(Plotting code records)

####################

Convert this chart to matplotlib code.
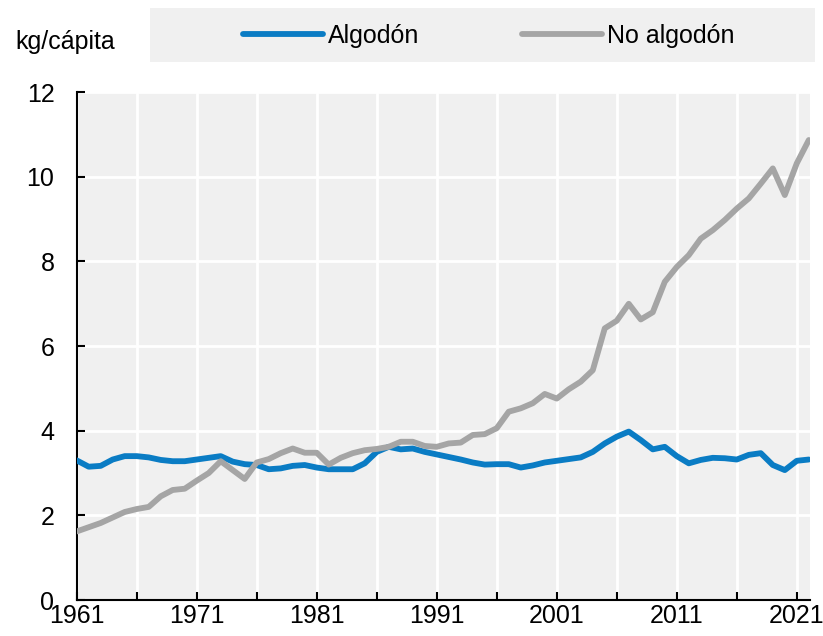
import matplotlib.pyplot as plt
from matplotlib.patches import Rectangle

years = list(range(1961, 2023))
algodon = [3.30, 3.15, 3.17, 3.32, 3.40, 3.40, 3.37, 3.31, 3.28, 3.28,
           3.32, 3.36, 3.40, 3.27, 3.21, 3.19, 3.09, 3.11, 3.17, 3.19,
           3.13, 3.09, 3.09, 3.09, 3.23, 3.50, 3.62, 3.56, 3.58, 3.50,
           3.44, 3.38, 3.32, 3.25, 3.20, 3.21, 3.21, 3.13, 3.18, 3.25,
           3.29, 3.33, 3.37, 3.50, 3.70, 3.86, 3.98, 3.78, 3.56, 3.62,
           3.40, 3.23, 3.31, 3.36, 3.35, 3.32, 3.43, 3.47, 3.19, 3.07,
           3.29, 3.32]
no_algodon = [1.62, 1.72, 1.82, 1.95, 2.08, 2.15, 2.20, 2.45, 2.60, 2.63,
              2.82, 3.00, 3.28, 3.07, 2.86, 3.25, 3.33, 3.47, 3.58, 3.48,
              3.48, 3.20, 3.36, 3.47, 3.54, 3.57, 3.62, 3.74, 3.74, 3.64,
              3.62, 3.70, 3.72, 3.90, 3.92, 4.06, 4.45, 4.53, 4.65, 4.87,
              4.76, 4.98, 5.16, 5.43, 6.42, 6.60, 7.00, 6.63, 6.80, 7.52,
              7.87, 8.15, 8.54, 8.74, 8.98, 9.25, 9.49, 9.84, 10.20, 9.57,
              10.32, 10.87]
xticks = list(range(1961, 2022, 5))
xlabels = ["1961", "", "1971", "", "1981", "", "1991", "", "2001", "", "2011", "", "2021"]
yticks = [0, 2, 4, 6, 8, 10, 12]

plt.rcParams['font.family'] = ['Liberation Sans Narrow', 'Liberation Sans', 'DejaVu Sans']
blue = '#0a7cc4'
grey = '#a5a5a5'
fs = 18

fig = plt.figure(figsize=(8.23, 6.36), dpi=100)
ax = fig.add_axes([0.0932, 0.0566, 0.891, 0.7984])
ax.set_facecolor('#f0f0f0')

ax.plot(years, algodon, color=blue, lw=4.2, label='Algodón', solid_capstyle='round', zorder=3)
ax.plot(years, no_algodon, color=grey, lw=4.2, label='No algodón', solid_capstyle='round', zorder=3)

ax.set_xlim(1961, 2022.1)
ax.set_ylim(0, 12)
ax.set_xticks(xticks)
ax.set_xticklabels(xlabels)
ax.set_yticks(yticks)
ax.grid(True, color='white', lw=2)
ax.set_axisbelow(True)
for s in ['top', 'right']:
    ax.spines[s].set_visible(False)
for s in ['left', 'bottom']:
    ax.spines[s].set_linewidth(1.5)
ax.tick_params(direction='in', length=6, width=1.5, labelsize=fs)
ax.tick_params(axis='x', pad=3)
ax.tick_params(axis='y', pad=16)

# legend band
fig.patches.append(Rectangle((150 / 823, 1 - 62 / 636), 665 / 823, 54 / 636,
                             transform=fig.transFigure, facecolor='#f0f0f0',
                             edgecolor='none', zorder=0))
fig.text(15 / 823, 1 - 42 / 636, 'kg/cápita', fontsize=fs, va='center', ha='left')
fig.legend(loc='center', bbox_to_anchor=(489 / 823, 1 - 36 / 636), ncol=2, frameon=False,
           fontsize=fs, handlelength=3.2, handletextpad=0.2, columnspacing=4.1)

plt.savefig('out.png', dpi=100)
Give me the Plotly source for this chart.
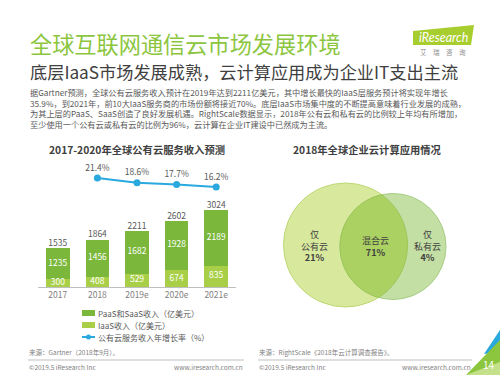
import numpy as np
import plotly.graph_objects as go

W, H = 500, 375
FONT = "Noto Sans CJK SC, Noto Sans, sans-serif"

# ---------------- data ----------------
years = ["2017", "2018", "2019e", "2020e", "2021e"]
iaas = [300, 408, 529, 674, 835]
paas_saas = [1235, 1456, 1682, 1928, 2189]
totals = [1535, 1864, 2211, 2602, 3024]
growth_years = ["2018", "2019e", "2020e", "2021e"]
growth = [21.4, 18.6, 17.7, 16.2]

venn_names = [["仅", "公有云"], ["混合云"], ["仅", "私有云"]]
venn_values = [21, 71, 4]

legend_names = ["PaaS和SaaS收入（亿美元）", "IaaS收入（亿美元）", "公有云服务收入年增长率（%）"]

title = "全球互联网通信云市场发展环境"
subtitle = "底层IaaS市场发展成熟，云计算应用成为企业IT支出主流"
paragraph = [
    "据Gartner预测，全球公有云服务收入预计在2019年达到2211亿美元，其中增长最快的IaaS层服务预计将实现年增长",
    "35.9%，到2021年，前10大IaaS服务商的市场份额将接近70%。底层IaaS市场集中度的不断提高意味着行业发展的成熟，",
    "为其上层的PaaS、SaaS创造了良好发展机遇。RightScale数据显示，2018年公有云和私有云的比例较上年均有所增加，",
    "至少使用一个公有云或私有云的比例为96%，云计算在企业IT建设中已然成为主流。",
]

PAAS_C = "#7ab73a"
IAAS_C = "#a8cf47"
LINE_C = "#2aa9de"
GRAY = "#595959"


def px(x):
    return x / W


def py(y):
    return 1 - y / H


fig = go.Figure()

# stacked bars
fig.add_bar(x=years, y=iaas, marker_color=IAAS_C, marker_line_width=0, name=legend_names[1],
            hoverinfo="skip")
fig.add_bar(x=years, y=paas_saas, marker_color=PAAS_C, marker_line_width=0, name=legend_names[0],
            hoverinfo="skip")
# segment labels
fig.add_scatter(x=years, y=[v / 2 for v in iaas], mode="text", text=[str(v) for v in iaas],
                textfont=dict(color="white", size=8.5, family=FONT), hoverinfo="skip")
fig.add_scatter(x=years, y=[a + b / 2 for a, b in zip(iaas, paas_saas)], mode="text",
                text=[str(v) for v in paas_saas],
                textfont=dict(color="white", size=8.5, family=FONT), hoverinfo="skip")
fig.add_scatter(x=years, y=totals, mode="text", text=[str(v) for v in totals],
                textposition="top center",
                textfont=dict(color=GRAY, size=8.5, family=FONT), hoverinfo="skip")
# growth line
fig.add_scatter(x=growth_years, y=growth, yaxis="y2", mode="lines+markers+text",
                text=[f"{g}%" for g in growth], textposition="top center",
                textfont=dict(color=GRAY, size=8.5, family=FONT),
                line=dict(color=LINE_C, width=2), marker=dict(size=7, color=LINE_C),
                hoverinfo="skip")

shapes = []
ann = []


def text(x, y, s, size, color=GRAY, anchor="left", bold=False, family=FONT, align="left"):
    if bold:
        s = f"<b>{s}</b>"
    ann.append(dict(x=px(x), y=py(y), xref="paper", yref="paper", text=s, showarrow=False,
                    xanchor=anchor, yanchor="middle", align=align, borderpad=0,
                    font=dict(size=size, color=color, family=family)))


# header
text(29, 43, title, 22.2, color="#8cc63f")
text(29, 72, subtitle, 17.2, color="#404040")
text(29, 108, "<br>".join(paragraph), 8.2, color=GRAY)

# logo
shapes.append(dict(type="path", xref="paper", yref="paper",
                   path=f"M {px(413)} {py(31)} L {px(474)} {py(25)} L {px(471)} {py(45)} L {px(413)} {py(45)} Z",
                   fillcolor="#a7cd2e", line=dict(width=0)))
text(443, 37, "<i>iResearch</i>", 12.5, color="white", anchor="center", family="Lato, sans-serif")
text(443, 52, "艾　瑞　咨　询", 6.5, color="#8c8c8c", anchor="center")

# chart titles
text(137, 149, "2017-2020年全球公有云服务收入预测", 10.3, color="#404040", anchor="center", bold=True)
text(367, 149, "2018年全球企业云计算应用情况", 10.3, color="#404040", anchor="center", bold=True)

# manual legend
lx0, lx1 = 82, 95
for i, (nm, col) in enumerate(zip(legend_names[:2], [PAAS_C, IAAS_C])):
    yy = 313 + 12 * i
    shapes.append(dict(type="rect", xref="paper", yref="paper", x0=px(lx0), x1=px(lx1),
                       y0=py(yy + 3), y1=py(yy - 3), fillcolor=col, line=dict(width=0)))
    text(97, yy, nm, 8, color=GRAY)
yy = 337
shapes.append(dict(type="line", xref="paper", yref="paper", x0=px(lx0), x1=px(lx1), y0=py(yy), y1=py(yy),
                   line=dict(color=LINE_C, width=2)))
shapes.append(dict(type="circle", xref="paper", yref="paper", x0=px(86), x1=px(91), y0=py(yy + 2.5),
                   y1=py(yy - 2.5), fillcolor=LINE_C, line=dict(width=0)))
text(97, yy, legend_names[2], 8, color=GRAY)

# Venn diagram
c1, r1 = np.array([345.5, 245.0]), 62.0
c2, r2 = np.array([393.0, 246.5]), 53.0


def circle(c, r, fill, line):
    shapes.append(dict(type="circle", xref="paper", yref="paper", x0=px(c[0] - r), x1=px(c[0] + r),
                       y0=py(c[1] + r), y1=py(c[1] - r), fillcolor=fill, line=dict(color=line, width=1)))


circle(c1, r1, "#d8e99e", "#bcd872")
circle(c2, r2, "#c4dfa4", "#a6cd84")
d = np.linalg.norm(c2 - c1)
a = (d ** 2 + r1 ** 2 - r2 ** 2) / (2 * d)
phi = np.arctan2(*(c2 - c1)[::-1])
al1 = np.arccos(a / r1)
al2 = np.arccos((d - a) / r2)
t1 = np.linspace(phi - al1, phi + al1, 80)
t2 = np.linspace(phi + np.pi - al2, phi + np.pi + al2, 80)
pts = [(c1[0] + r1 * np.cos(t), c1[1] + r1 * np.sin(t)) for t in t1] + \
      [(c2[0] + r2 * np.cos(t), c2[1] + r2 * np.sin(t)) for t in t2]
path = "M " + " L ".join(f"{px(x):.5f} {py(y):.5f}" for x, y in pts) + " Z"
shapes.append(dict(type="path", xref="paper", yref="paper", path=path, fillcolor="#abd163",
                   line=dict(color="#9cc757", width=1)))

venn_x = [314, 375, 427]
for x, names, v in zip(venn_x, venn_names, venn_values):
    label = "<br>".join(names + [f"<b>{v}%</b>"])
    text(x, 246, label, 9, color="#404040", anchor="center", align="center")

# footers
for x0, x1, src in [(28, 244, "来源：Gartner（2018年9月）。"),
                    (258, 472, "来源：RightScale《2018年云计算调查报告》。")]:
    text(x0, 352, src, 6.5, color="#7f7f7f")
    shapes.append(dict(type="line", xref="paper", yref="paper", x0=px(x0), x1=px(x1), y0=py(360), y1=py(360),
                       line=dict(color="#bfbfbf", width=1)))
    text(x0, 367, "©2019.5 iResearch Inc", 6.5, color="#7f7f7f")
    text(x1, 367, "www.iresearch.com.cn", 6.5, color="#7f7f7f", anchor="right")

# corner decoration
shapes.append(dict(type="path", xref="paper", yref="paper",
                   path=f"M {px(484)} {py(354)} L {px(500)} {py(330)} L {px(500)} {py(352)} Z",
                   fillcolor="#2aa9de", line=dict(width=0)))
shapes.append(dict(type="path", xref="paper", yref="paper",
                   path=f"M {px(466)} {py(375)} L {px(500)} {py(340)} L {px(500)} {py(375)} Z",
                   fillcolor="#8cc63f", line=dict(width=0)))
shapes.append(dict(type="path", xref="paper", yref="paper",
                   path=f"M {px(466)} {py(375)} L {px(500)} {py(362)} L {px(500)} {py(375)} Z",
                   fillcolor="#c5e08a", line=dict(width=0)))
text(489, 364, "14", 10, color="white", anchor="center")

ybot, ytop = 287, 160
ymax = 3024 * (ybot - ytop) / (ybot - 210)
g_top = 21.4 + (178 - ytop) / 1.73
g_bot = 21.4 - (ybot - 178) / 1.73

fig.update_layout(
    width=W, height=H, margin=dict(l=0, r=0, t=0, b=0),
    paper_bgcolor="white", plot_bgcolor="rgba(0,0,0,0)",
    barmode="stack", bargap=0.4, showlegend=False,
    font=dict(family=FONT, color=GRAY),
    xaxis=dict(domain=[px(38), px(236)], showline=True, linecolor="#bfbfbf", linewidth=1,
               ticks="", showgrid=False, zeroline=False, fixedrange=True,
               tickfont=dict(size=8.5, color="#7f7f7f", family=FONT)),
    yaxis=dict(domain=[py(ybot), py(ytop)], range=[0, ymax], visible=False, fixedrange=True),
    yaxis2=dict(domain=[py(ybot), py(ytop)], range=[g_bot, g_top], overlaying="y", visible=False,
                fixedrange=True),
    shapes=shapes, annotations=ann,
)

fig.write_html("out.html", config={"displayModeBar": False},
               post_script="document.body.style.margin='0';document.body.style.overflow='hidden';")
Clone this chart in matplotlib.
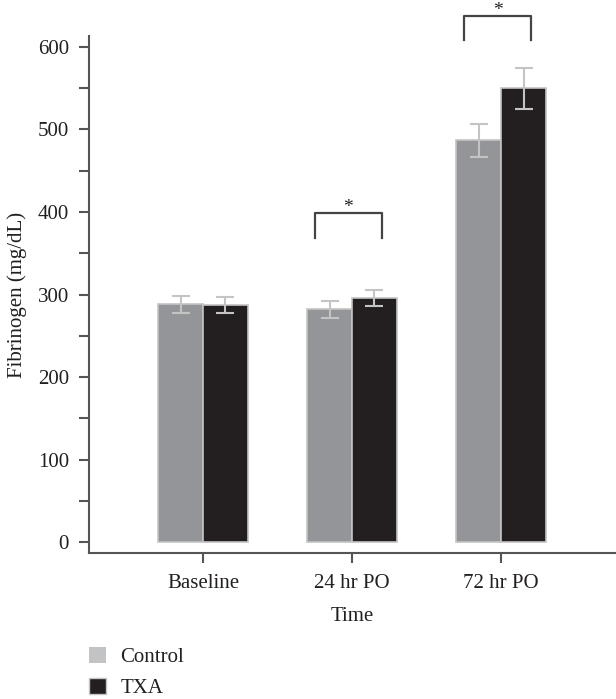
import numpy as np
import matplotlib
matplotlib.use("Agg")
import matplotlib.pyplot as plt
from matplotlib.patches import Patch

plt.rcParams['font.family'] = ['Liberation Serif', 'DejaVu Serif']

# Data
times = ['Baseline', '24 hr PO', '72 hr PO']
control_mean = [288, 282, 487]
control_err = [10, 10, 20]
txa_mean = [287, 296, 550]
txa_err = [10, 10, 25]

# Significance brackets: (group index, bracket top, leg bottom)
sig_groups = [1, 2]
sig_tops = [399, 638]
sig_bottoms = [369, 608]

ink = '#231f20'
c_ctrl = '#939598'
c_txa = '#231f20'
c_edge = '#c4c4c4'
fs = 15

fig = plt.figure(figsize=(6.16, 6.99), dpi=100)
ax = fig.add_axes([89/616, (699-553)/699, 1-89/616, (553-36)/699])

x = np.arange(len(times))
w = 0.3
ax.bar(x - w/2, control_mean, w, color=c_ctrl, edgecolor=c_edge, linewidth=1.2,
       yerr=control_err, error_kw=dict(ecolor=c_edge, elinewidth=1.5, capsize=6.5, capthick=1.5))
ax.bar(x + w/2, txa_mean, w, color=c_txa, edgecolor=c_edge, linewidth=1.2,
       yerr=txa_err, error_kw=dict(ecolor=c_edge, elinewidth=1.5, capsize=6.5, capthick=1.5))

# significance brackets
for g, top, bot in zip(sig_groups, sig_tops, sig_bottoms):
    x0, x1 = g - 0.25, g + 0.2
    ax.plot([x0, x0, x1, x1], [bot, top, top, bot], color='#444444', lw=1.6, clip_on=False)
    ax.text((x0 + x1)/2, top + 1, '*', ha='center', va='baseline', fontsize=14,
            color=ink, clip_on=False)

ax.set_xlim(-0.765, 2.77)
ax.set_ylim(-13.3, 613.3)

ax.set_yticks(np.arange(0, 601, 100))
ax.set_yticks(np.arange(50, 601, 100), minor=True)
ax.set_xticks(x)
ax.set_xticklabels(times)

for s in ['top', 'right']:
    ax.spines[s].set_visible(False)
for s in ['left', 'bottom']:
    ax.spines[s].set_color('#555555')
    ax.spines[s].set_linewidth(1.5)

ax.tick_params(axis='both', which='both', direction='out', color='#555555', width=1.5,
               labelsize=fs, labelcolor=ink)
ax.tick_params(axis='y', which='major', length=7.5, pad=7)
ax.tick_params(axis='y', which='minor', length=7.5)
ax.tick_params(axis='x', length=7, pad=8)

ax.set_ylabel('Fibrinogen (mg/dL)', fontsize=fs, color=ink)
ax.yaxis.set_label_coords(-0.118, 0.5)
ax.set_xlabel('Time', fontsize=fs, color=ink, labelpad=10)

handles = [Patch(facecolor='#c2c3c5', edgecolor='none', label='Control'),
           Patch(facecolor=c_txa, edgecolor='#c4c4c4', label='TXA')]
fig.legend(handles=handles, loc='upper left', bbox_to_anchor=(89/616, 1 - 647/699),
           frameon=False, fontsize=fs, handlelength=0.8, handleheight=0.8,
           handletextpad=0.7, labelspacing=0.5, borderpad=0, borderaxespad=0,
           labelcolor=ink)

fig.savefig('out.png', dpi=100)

####################

◆ **TO BE DONE**: Up to and including the line with "yticks = [0, 2, 4, 6, 8, 10, 12]", copy the data above from its first line. Skip pictures.

◆ **ANSWER TO THE TASK**:
Convert this chart to matplotlib code.
import matplotlib.pyplot as plt
from matplotlib.patches import Rectangle

years = list(range(1961, 2023))
algodon = [3.30, 3.15, 3.17, 3.32, 3.40, 3.40, 3.37, 3.31, 3.28, 3.28,
           3.32, 3.36, 3.40, 3.27, 3.21, 3.19, 3.09, 3.11, 3.17, 3.19,
           3.13, 3.09, 3.09, 3.09, 3.23, 3.50, 3.62, 3.56, 3.58, 3.50,
           3.44, 3.38, 3.32, 3.25, 3.20, 3.21, 3.21, 3.13, 3.18, 3.25,
           3.29, 3.33, 3.37, 3.50, 3.70, 3.86, 3.98, 3.78, 3.56, 3.62,
           3.40, 3.23, 3.31, 3.36, 3.35, 3.32, 3.43, 3.47, 3.19, 3.07,
           3.29, 3.32]
no_algodon = [1.62, 1.72, 1.82, 1.95, 2.08, 2.15, 2.20, 2.45, 2.60, 2.63,
              2.82, 3.00, 3.28, 3.07, 2.86, 3.25, 3.33, 3.47, 3.58, 3.48,
              3.48, 3.20, 3.36, 3.47, 3.54, 3.57, 3.62, 3.74, 3.74, 3.64,
              3.62, 3.70, 3.72, 3.90, 3.92, 4.06, 4.45, 4.53, 4.65, 4.87,
              4.76, 4.98, 5.16, 5.43, 6.42, 6.60, 7.00, 6.63, 6.80, 7.52,
              7.87, 8.15, 8.54, 8.74, 8.98, 9.25, 9.49, 9.84, 10.20, 9.57,
              10.32, 10.87]
xticks = list(range(1961, 2022, 5))
xlabels = ["1961", "", "1971", "", "1981", "", "1991", "", "2001", "", "2011", "", "2021"]
yticks = [0, 2, 4, 6, 8, 10, 12]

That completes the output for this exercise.